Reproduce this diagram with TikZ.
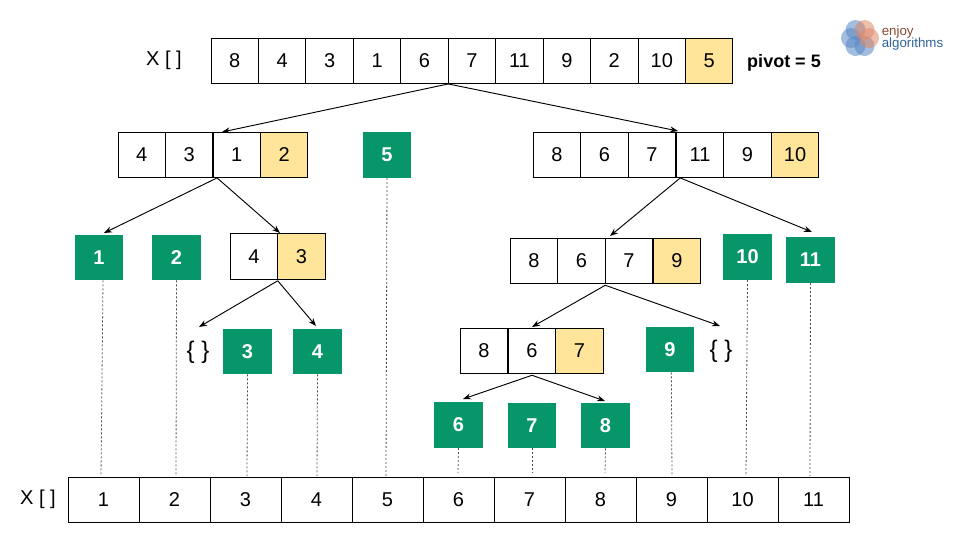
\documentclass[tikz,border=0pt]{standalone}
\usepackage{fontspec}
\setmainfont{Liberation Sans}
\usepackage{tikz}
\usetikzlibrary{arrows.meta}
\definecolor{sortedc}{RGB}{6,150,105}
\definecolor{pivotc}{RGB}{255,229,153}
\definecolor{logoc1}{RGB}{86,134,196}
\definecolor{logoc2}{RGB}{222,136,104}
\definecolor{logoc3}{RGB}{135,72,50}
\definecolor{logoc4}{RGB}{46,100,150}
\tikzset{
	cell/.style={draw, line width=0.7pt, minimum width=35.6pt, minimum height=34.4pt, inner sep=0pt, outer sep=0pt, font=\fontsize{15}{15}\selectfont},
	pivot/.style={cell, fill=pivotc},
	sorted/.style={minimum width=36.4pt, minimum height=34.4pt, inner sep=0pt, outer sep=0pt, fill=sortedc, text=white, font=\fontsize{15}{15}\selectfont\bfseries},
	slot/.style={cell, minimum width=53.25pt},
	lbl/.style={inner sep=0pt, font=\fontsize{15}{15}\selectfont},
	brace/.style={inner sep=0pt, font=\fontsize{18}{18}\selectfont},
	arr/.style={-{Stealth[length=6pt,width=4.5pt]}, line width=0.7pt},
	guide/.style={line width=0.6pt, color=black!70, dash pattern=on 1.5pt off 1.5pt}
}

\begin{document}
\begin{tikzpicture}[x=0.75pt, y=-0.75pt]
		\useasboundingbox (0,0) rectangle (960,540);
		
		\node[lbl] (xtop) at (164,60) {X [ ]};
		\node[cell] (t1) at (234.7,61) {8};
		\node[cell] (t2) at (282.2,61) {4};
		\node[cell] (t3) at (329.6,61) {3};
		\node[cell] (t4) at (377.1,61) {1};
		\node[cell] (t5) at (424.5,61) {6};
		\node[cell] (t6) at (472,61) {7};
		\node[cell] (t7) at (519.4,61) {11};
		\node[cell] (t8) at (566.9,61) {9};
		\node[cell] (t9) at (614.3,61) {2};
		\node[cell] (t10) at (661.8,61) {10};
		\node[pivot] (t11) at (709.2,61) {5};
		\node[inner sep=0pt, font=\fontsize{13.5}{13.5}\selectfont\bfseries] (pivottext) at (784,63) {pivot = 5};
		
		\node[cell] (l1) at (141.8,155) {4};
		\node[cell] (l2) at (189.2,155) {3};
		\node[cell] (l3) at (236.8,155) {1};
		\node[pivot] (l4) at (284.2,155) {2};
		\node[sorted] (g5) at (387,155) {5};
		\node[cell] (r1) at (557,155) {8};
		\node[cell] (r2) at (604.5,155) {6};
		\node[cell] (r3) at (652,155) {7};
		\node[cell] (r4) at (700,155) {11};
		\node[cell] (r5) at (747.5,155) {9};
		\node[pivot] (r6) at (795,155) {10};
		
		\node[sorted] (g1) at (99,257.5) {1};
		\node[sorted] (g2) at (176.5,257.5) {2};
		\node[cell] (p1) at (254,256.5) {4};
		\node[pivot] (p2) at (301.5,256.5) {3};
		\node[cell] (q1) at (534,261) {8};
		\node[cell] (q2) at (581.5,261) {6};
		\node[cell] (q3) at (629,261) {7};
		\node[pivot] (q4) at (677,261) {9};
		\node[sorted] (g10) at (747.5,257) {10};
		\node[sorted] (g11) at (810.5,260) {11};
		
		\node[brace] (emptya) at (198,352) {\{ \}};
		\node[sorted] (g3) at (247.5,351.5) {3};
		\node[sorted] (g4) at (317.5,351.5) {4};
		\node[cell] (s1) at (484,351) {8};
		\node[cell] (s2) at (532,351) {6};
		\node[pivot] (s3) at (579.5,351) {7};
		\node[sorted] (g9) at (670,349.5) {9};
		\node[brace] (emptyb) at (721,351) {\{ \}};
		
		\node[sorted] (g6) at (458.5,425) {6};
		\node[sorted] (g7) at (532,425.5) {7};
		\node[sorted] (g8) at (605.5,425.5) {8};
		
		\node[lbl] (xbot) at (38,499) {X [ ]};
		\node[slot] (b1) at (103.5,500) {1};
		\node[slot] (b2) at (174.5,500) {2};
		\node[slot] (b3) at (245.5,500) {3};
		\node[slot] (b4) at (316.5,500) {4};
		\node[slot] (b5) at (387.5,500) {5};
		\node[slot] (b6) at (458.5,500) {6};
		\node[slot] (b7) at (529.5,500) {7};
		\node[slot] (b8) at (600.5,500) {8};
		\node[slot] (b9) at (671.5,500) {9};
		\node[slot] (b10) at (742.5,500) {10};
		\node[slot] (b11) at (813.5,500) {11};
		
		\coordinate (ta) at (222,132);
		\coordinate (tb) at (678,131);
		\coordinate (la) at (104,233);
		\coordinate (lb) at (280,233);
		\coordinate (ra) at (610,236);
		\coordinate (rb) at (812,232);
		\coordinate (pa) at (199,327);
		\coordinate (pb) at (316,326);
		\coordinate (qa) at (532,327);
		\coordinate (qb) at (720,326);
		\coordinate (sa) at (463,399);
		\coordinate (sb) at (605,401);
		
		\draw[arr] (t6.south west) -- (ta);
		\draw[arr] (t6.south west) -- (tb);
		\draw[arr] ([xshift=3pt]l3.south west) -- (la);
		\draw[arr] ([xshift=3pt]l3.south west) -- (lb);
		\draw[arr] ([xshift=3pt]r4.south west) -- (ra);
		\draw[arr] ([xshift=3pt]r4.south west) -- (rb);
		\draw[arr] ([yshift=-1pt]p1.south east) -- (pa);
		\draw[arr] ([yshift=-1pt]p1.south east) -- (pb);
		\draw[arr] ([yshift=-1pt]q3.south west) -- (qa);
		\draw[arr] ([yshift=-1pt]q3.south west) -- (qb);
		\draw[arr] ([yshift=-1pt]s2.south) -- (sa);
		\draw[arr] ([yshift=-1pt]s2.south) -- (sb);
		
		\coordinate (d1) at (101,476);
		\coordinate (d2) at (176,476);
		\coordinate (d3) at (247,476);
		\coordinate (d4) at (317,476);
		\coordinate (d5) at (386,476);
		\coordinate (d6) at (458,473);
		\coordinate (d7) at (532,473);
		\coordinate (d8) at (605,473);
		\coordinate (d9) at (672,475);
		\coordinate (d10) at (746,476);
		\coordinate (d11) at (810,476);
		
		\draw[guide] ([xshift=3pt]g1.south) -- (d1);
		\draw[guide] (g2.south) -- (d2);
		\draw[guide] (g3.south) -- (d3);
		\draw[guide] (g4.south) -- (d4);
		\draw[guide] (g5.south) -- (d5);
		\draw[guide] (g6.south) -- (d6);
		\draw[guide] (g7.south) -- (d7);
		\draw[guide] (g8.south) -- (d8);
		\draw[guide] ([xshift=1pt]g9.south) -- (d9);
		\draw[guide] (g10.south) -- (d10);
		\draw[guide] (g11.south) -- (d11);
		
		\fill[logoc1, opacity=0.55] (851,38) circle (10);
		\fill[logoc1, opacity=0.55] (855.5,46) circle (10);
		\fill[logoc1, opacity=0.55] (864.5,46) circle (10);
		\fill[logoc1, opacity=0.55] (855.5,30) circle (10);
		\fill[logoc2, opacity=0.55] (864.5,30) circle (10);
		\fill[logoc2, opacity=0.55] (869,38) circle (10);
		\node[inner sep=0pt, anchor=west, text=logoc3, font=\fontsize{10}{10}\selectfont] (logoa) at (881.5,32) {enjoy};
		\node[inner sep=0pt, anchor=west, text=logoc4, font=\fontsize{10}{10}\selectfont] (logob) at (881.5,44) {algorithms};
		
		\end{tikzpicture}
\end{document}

The exercise: Quote in full the listing given above; the images are to be left out.

Exercise response:
Reproduce this diagram with TikZ.
\documentclass[tikz,border=0pt]{standalone}
\usepackage{fontspec}
\setmainfont{Liberation Sans}
\usepackage{tikz}
\usetikzlibrary{arrows.meta}
\definecolor{sortedc}{RGB}{6,150,105}
\definecolor{pivotc}{RGB}{255,229,153}
\definecolor{logoc1}{RGB}{86,134,196}
\definecolor{logoc2}{RGB}{222,136,104}
\definecolor{logoc3}{RGB}{135,72,50}
\definecolor{logoc4}{RGB}{46,100,150}
\tikzset{
	cell/.style={draw, line width=0.7pt, minimum width=35.6pt, minimum height=34.4pt, inner sep=0pt, outer sep=0pt, font=\fontsize{15}{15}\selectfont},
	pivot/.style={cell, fill=pivotc},
	sorted/.style={minimum width=36.4pt, minimum height=34.4pt, inner sep=0pt, outer sep=0pt, fill=sortedc, text=white, font=\fontsize{15}{15}\selectfont\bfseries},
	slot/.style={cell, minimum width=53.25pt},
	lbl/.style={inner sep=0pt, font=\fontsize{15}{15}\selectfont},
	brace/.style={inner sep=0pt, font=\fontsize{18}{18}\selectfont},
	arr/.style={-{Stealth[length=6pt,width=4.5pt]}, line width=0.7pt},
	guide/.style={line width=0.6pt, color=black!70, dash pattern=on 1.5pt off 1.5pt}
}

\begin{document}
\begin{tikzpicture}[x=0.75pt, y=-0.75pt]
		\useasboundingbox (0,0) rectangle (960,540);
		
		\node[lbl] (xtop) at (164,60) {X [ ]};
		\node[cell] (t1) at (234.7,61) {8};
		\node[cell] (t2) at (282.2,61) {4};
		\node[cell] (t3) at (329.6,61) {3};
		\node[cell] (t4) at (377.1,61) {1};
		\node[cell] (t5) at (424.5,61) {6};
		\node[cell] (t6) at (472,61) {7};
		\node[cell] (t7) at (519.4,61) {11};
		\node[cell] (t8) at (566.9,61) {9};
		\node[cell] (t9) at (614.3,61) {2};
		\node[cell] (t10) at (661.8,61) {10};
		\node[pivot] (t11) at (709.2,61) {5};
		\node[inner sep=0pt, font=\fontsize{13.5}{13.5}\selectfont\bfseries] (pivottext) at (784,63) {pivot = 5};
		
		\node[cell] (l1) at (141.8,155) {4};
		\node[cell] (l2) at (189.2,155) {3};
		\node[cell] (l3) at (236.8,155) {1};
		\node[pivot] (l4) at (284.2,155) {2};
		\node[sorted] (g5) at (387,155) {5};
		\node[cell] (r1) at (557,155) {8};
		\node[cell] (r2) at (604.5,155) {6};
		\node[cell] (r3) at (652,155) {7};
		\node[cell] (r4) at (700,155) {11};
		\node[cell] (r5) at (747.5,155) {9};
		\node[pivot] (r6) at (795,155) {10};
		
		\node[sorted] (g1) at (99,257.5) {1};
		\node[sorted] (g2) at (176.5,257.5) {2};
		\node[cell] (p1) at (254,256.5) {4};
		\node[pivot] (p2) at (301.5,256.5) {3};
		\node[cell] (q1) at (534,261) {8};
		\node[cell] (q2) at (581.5,261) {6};
		\node[cell] (q3) at (629,261) {7};
		\node[pivot] (q4) at (677,261) {9};
		\node[sorted] (g10) at (747.5,257) {10};
		\node[sorted] (g11) at (810.5,260) {11};
		
		\node[brace] (emptya) at (198,352) {\{ \}};
		\node[sorted] (g3) at (247.5,351.5) {3};
		\node[sorted] (g4) at (317.5,351.5) {4};
		\node[cell] (s1) at (484,351) {8};
		\node[cell] (s2) at (532,351) {6};
		\node[pivot] (s3) at (579.5,351) {7};
		\node[sorted] (g9) at (670,349.5) {9};
		\node[brace] (emptyb) at (721,351) {\{ \}};
		
		\node[sorted] (g6) at (458.5,425) {6};
		\node[sorted] (g7) at (532,425.5) {7};
		\node[sorted] (g8) at (605.5,425.5) {8};
		
		\node[lbl] (xbot) at (38,499) {X [ ]};
		\node[slot] (b1) at (103.5,500) {1};
		\node[slot] (b2) at (174.5,500) {2};
		\node[slot] (b3) at (245.5,500) {3};
		\node[slot] (b4) at (316.5,500) {4};
		\node[slot] (b5) at (387.5,500) {5};
		\node[slot] (b6) at (458.5,500) {6};
		\node[slot] (b7) at (529.5,500) {7};
		\node[slot] (b8) at (600.5,500) {8};
		\node[slot] (b9) at (671.5,500) {9};
		\node[slot] (b10) at (742.5,500) {10};
		\node[slot] (b11) at (813.5,500) {11};
		
		\coordinate (ta) at (222,132);
		\coordinate (tb) at (678,131);
		\coordinate (la) at (104,233);
		\coordinate (lb) at (280,233);
		\coordinate (ra) at (610,236);
		\coordinate (rb) at (812,232);
		\coordinate (pa) at (199,327);
		\coordinate (pb) at (316,326);
		\coordinate (qa) at (532,327);
		\coordinate (qb) at (720,326);
		\coordinate (sa) at (463,399);
		\coordinate (sb) at (605,401);
		
		\draw[arr] (t6.south west) -- (ta);
		\draw[arr] (t6.south west) -- (tb);
		\draw[arr] ([xshift=3pt]l3.south west) -- (la);
		\draw[arr] ([xshift=3pt]l3.south west) -- (lb);
		\draw[arr] ([xshift=3pt]r4.south west) -- (ra);
		\draw[arr] ([xshift=3pt]r4.south west) -- (rb);
		\draw[arr] ([yshift=-1pt]p1.south east) -- (pa);
		\draw[arr] ([yshift=-1pt]p1.south east) -- (pb);
		\draw[arr] ([yshift=-1pt]q3.south west) -- (qa);
		\draw[arr] ([yshift=-1pt]q3.south west) -- (qb);
		\draw[arr] ([yshift=-1pt]s2.south) -- (sa);
		\draw[arr] ([yshift=-1pt]s2.south) -- (sb);
		
		\coordinate (d1) at (101,476);
		\coordinate (d2) at (176,476);
		\coordinate (d3) at (247,476);
		\coordinate (d4) at (317,476);
		\coordinate (d5) at (386,476);
		\coordinate (d6) at (458,473);
		\coordinate (d7) at (532,473);
		\coordinate (d8) at (605,473);
		\coordinate (d9) at (672,475);
		\coordinate (d10) at (746,476);
		\coordinate (d11) at (810,476);
		
		\draw[guide] ([xshift=3pt]g1.south) -- (d1);
		\draw[guide] (g2.south) -- (d2);
		\draw[guide] (g3.south) -- (d3);
		\draw[guide] (g4.south) -- (d4);
		\draw[guide] (g5.south) -- (d5);
		\draw[guide] (g6.south) -- (d6);
		\draw[guide] (g7.south) -- (d7);
		\draw[guide] (g8.south) -- (d8);
		\draw[guide] ([xshift=1pt]g9.south) -- (d9);
		\draw[guide] (g10.south) -- (d10);
		\draw[guide] (g11.south) -- (d11);
		
		\fill[logoc1, opacity=0.55] (851,38) circle (10);
		\fill[logoc1, opacity=0.55] (855.5,46) circle (10);
		\fill[logoc1, opacity=0.55] (864.5,46) circle (10);
		\fill[logoc1, opacity=0.55] (855.5,30) circle (10);
		\fill[logoc2, opacity=0.55] (864.5,30) circle (10);
		\fill[logoc2, opacity=0.55] (869,38) circle (10);
		\node[inner sep=0pt, anchor=west, text=logoc3, font=\fontsize{10}{10}\selectfont] (logoa) at (881.5,32) {enjoy};
		\node[inner sep=0pt, anchor=west, text=logoc4, font=\fontsize{10}{10}\selectfont] (logob) at (881.5,44) {algorithms};
		
		\end{tikzpicture}
\end{document}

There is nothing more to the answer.